At times the performance was, unfortunately, difficult to follow, due to inconsistent sound levels. While the music could always be clearly heard, the dialogue was usually at a lower volume, often making it difficult to understand what was happening. The plot itself is closer to Victor Hugo’s original novel than the Disney movie, and involves plenty of romance, intrigue, betrayal, and tragedy. Because of the twists and turns the story takes and the fact that many of the darker elements of the story are presented through dialogue rather than song, the low volume was at times somewhat frustrating.

Overall the cast performed extraordinarily well, with many doing double duty as both gargoyles and congregants at different points in the play.

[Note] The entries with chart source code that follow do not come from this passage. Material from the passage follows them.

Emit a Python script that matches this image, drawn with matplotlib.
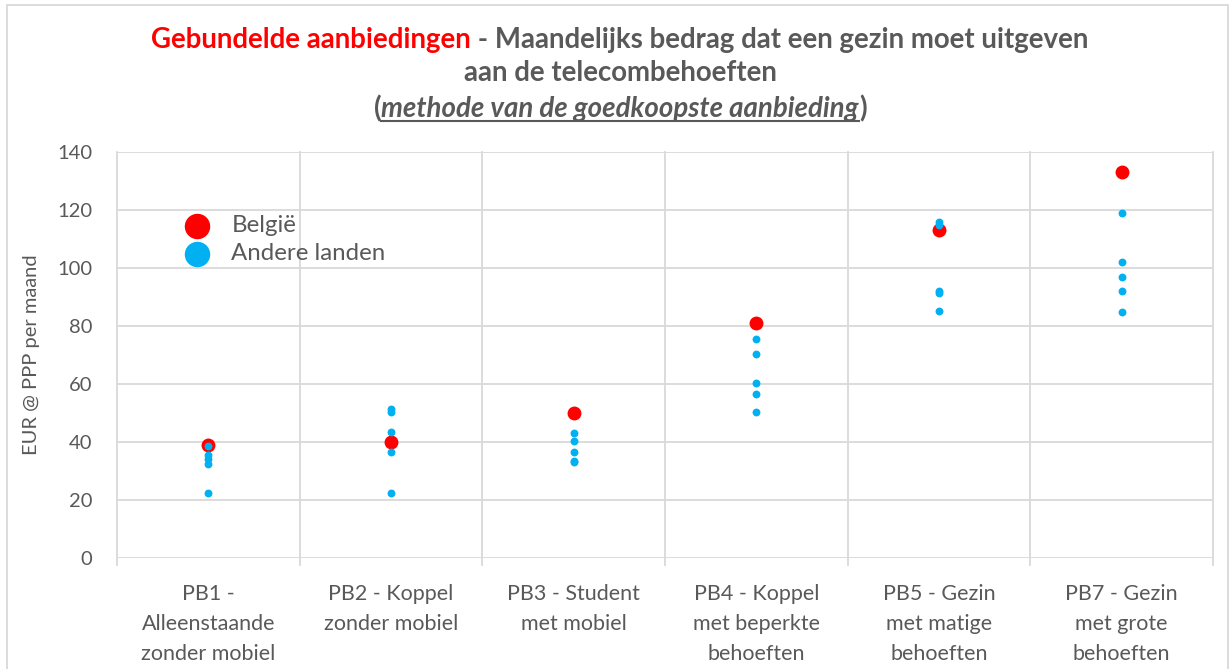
import matplotlib.pyplot as plt
from matplotlib.patches import Rectangle

plt.rcParams['font.family'] = ['Lato', 'DejaVu Sans']

categories = ["PB1 -\nAlleenstaande\nzonder mobiel", "PB2 - Koppel\nzonder mobiel",
              "PB3 - Student\nmet mobiel", "PB4 - Koppel\nmet beperkte\nbehoeften",
              "PB5 - Gezin\nmet matige\nbehoeften", "PB7 - Gezin\nmet grote\nbehoeften"]
belgie = [39, 40, 50, 81, 113, 133]
andere = [
    [38.5, 35.5, 34, 32.5, 22.5],
    [51.5, 50.5, 43.5, 36.5, 22.5],
    [43, 40.5, 36.5, 33.5, 33],
    [75.5, 70.3, 60.3, 56.5, 50.4],
    [116, 115, 92, 91.5, 85.2],
    [119, 102, 97, 92, 85],
]

grey = "#595959"
gridc = "#d9d9d9"
red = "#ff0000"
blue = "#00b0f0"

fig = plt.figure(figsize=(12.31, 6.69), dpi=100)
ax = fig.add_axes([117 / 1231, 1 - 558 / 669, (1213 - 117) / 1231, (558 - 152) / 669])

for i, vals in enumerate(andere):
    ax.scatter([i] * len(vals), vals, s=32, color=blue, zorder=3, linewidths=0)
ax.scatter(range(len(belgie)), belgie, s=100, color=red, zorder=2, linewidths=0)

ax.set_xlim(-0.5, len(categories) - 0.5)
ax.set_ylim(0, 140)
ax.set_yticks(range(0, 141, 20))
ax.yaxis.grid(True, color=gridc, lw=1.3)
for b in range(len(categories) + 1):
    ax.plot([b - 0.5, b - 0.5], [-2.5, 140], color=gridc, lw=1.3, clip_on=False, zorder=0)
ax.set_axisbelow(True)
for s in ax.spines.values():
    s.set_visible(False)
ax.tick_params(axis='both', length=0, colors=grey)
ax.tick_params(axis='y', pad=18, labelsize=14.5)
ax.tick_params(axis='x', pad=19, labelsize=15.5)
ax.set_xticks(range(len(categories)))
ax.set_xticklabels(categories, linespacing=1.62)
ax.set_ylabel("EUR @ PPP per maand", color=grey, fontsize=14.5, labelpad=12)

# legend
ax.scatter([], [], s=300, color=red, label="België")
ax.scatter([], [], s=300, color=blue, label="Andere landen")
ax.legend(loc='upper left', bbox_to_anchor=(0.031, 0.897), frameon=False,
          fontsize=17.3, handletextpad=0.45, labelspacing=0.28, labelcolor=grey)

# title with mixed colours
fig.canvas.draw()
r = fig.canvas.get_renderer()
tsize = 19.9
cx = 620
y1 = 1 - 40 / 669
t1 = fig.text(0, y1, "Gebundelde aanbiedingen", color=red, fontsize=tsize,
              fontweight='bold', va='center')
t2 = fig.text(0, y1, " - Maandelijks bedrag dat een gezin moet uitgeven", color=grey,
              fontsize=tsize, fontweight='bold', va='center')
w1 = t1.get_window_extent(r).width
w2 = t2.get_window_extent(r).width
x0 = cx - (w1 + w2) / 2
t1.set_x(x0 / 1231)
t2.set_x((x0 + w1) / 1231)
fig.text(cx / 1231, 1 - 73 / 669, "aan de telecombehoeften", color=grey, fontsize=tsize,
         fontweight='bold', ha='center', va='center')

y3 = 1 - 109 / 669
pa = fig.text(0, y3, "(", color=grey, fontsize=tsize, fontweight='bold', va='center')
pm = fig.text(0, y3, "methode van de goedkoopste aanbieding", color=grey, fontsize=tsize,
              fontweight='bold', style='italic', va='center')
pb = fig.text(0, y3, ")", color=grey, fontsize=tsize, fontweight='bold', va='center')
wa = pa.get_window_extent(r).width
wm = pm.get_window_extent(r).width
wb = pb.get_window_extent(r).width
x0 = cx - (wa + wm + wb) / 2
pa.set_x(x0 / 1231)
pm.set_x((x0 + wa) / 1231)
pb.set_x((x0 + wa + wm) / 1231)
ext = pm.get_window_extent(r)
uy = (ext.y0 + 1) / 669
fig.add_artist(plt.Line2D([(x0 + wa) / 1231, (x0 + wa + wm) / 1231], [uy, uy],
                          color=grey, lw=1.5))

# chart border
fig.add_artist(Rectangle((7 / 1231, -0.01), (1228 - 7) / 1231, 1 - 5 / 669 + 0.01,
                         transform=fig.transFigure, fill=False, edgecolor=gridc, lw=1.3))

fig.savefig("out.png", dpi=100)
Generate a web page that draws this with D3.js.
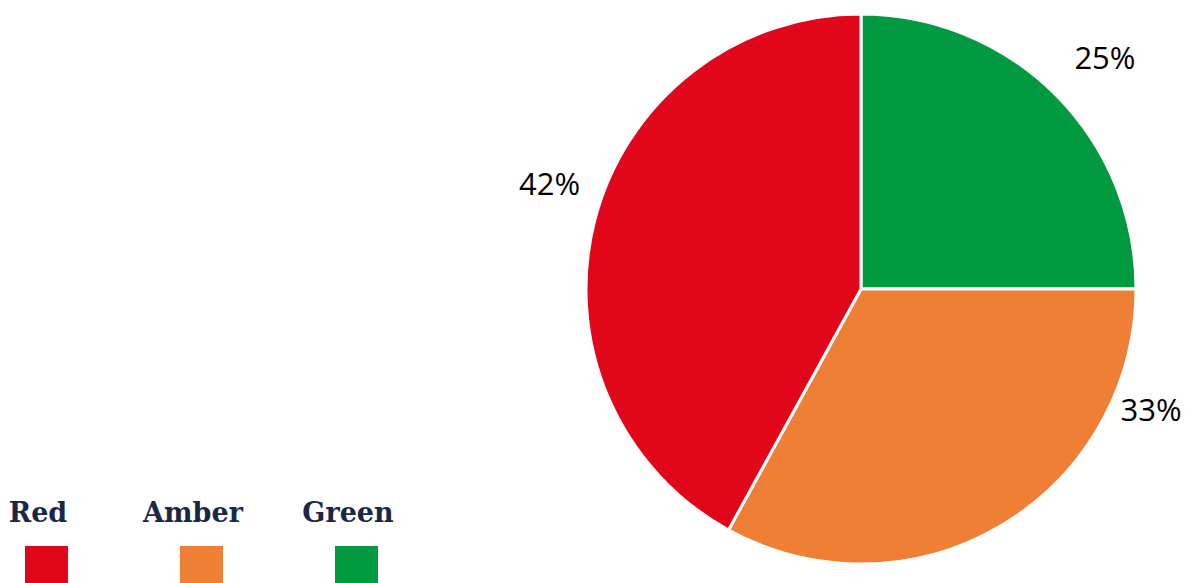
<!DOCTYPE html>
<html>
<head>
<meta charset="utf-8">
<script src="https://cdn.jsdelivr.net/npm/d3@7"></script>
<style>
  body { margin: 0; background: #fff; }
</style>
</head>
<body>
<svg width="1185" height="583"></svg>
<script>
const categories = ["Green", "Amber", "Red"];
const values = [25, 33, 42];
const legendOrder = ["Red", "Amber", "Green"];
const colors = { Red: "#e2061a", Amber: "#ee7f34", Green: "#029a40" };

const svg = d3.select("svg"),
    cx = 861, cy = 289, radius = 275;

const data = categories.map((c, i) => ({ name: c, value: values[i] }));

const pie = d3.pie().sort(null).value(d => d.value);
const arc = d3.arc().innerRadius(0).outerRadius(radius);

const g = svg.append("g").attr("transform", `translate(${cx},${cy})`);
const arcs = pie(data);

g.selectAll("path")
    .data(arcs)
    .enter()
    .append("path")
    .attr("d", arc)
    .attr("fill", d => colors[d.data.name])
    .attr("stroke", "#fff")
    .attr("stroke-width", 3);

// labels sit outside the pie, nudged the way the original places them
const nudge = { Green: [0.024, 337], Amber: [-0.644, 314], Red: [0.077, 329] };
const labelAngle = d => (d.startAngle + d.endAngle) / 2 + nudge[d.data.name][0];
g.selectAll("text.pct")
    .data(arcs)
    .enter()
    .append("text")
    .attr("class", "pct")
    .attr("x", d => nudge[d.data.name][1] * Math.sin(labelAngle(d)))
    .attr("y", d => -nudge[d.data.name][1] * Math.cos(labelAngle(d)))
    .attr("text-anchor", "middle")
    .attr("dominant-baseline", "central")
    .style("font-family", "'Open Sans', 'Noto Sans', sans-serif")
    .style("font-size", "31px")
    .attr("fill", "#000")
    .text(d => `${d.data.value}%`);

// legend
const lx = d3.scaleBand().domain(legendOrder).range([0, 465]);
const legend = svg.append("g").attr("transform", "translate(25,0)");
const item = legend.selectAll("g")
    .data(legendOrder)
    .enter()
    .append("g")
    .attr("transform", d => `translate(${lx(d)},0)`);

item.append("rect")
    .attr("x", 0)
    .attr("y", 546)
    .attr("width", 43)
    .attr("height", 40)
    .attr("fill", d => colors[d]);

item.append("text")
    .attr("x", 13)
    .attr("y", 522)
    .attr("text-anchor", "middle")
    .style("font-family", "'DejaVu Serif', serif")
    .style("font-weight", "bold")
    .style("font-size", "27px")
    .attr("fill", "#1b2845")
    .text(d => d);
</script>
</body>
</html>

Nicholas Cunha performed admirably in the starring role as Quasimodo, displaying a broad emotional range and convincingly playing a character with a severe physical disability who, despite the cruelty he experiences throughout the story, never loses his youthful sense of hopefulness. Despite his character’s speech impediment, he had a great singing voice. (Vanessa — “Boy can hold a note for DAYS”).

David Smith’s performance as Frollo was fittingly hammy. It was fortunate that the set design was minimalist in nature, since it didn’t give him much scenery to chew. It suited the role of a larger than life villain perfectly, and if he had a moustache, he would have been twirling it. (Vanessa — “This role wasn’t played by Degrassi star Pat Mastroianni?”). In classic incel fashion, Frollo declares his love for Esmerelda (despite saying he hates all “gypsies”), threatening that if she refuses to be with him, he will sentence her to death, where she will burn in hellfire for eternity.

Alyssa Curto’s turn as Esmerelda, the brave and independent “gypsy” woman who steals Quasimodo’s heart, was spellbinding. Her stunning beauty and powerful voice, combined with her fluid and sensual dance moves, would make anyone swoon. It’s certainly not hard to believe that she has three men vying for her affections. Alyssa’s credits include the lead role of Belle in Beauty and the Beast and the title role in Carmen.

Conor Murphy was expertly casted as Captain Phoebus de Martin, the handsome and dashing love interest of Esmerelda. (Vanessa — “Am I allowed to say I want him to strangle me with his thighs? The wardrobe department really knocked it out of the park with those tights”).

The choir did an outstanding job of adding layers and texture to each song, making you feel as if you really were in a sacred place of worship in the heart of Paris circa the late 1400s.

The minimalist set was well-used, and the images projected on the screen at the back of the stage helped to add colour that otherwise would have cluttered the set or been absent altogether.

You’d have to be “Made of Stone” to not enjoy this incredible performance put on by the talented volunteers at Wavestage Theatre Company.

The Hunchback of Notre Dame is playing now at the Isabel Bader Theatre, located at 93 Charles Street West – there are only a limited number of tickets left for the two remaining shows – tonight (Saturday, July 7th) at 7:30 pm and tomorrow afternoon (Sunday, July 8th) at 1 pm. Tickets are $38 for Adults and $28 for Youth and Students.